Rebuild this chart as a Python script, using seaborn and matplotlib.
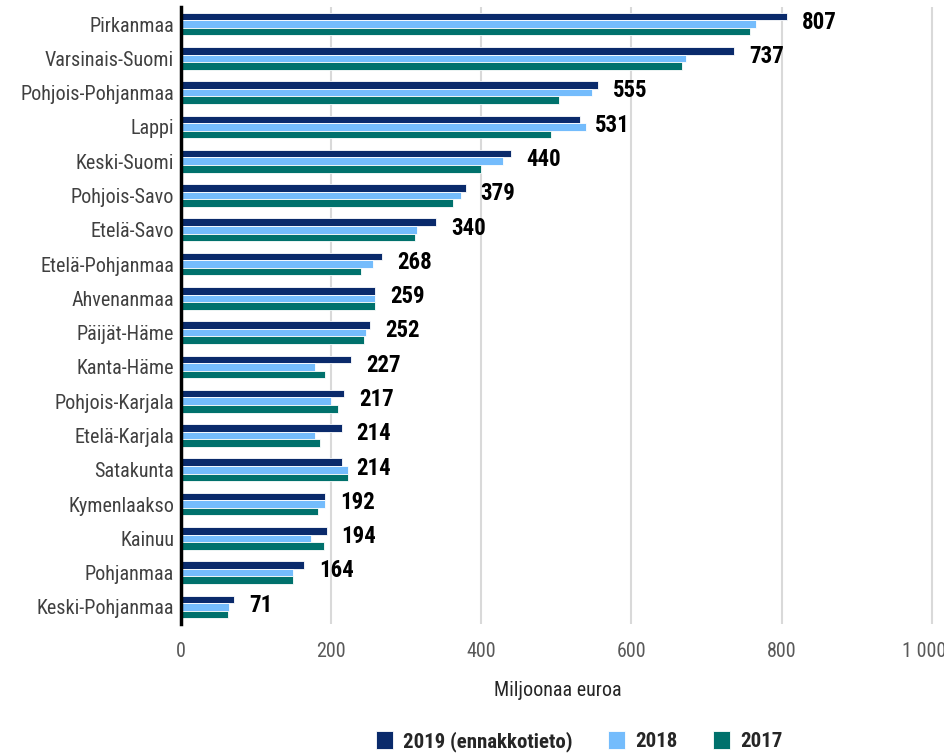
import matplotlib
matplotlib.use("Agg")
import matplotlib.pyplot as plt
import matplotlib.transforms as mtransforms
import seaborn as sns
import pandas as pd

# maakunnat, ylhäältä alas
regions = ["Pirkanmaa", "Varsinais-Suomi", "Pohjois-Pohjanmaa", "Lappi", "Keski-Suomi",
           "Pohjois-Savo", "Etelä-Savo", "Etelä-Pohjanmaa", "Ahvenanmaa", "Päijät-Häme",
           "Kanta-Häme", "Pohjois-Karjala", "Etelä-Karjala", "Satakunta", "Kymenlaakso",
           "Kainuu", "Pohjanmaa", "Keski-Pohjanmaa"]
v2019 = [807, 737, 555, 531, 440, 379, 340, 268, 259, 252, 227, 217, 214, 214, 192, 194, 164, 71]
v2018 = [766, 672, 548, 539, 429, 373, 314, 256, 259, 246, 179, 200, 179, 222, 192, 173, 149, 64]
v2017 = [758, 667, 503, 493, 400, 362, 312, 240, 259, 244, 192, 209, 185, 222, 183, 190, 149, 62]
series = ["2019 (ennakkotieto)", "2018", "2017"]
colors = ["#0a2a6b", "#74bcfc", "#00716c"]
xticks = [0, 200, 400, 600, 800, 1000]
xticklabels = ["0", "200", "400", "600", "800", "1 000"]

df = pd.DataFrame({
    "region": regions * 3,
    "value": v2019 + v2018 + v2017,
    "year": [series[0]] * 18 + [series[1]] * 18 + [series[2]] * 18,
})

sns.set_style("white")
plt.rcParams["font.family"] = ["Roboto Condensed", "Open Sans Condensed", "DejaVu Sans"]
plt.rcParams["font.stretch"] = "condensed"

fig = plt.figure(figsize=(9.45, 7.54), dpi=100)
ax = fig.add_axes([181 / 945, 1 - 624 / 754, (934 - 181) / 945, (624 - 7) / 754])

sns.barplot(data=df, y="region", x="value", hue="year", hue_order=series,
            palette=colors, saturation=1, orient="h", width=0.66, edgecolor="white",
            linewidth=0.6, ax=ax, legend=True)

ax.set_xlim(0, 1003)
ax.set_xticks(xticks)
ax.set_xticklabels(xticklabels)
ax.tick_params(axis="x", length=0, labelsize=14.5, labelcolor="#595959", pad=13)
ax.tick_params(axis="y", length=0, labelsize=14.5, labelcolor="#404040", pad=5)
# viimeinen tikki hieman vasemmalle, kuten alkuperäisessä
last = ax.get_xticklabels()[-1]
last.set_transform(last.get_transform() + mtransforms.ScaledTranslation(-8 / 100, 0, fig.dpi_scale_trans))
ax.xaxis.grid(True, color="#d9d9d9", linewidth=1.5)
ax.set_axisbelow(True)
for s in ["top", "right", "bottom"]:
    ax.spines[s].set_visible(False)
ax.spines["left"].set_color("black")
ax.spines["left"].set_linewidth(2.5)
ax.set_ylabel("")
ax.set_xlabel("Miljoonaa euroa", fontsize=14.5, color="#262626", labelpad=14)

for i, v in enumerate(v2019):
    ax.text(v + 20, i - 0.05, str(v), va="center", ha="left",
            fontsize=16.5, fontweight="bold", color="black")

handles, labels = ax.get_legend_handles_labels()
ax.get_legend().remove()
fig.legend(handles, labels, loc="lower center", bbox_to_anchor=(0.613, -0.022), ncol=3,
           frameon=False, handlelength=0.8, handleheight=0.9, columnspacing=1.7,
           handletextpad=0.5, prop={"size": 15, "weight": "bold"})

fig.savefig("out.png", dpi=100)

^^^^^^^^^^^^^^^^

From the first line of the material down to the line containing "import pandas as pd", inclusive, return each line exactly, skipping any picture.

▸ **THE RESPONSE**:
Rebuild this chart as a Python script, using seaborn and matplotlib.
import matplotlib
matplotlib.use("Agg")
import matplotlib.pyplot as plt
import matplotlib.transforms as mtransforms
import seaborn as sns
import pandas as pd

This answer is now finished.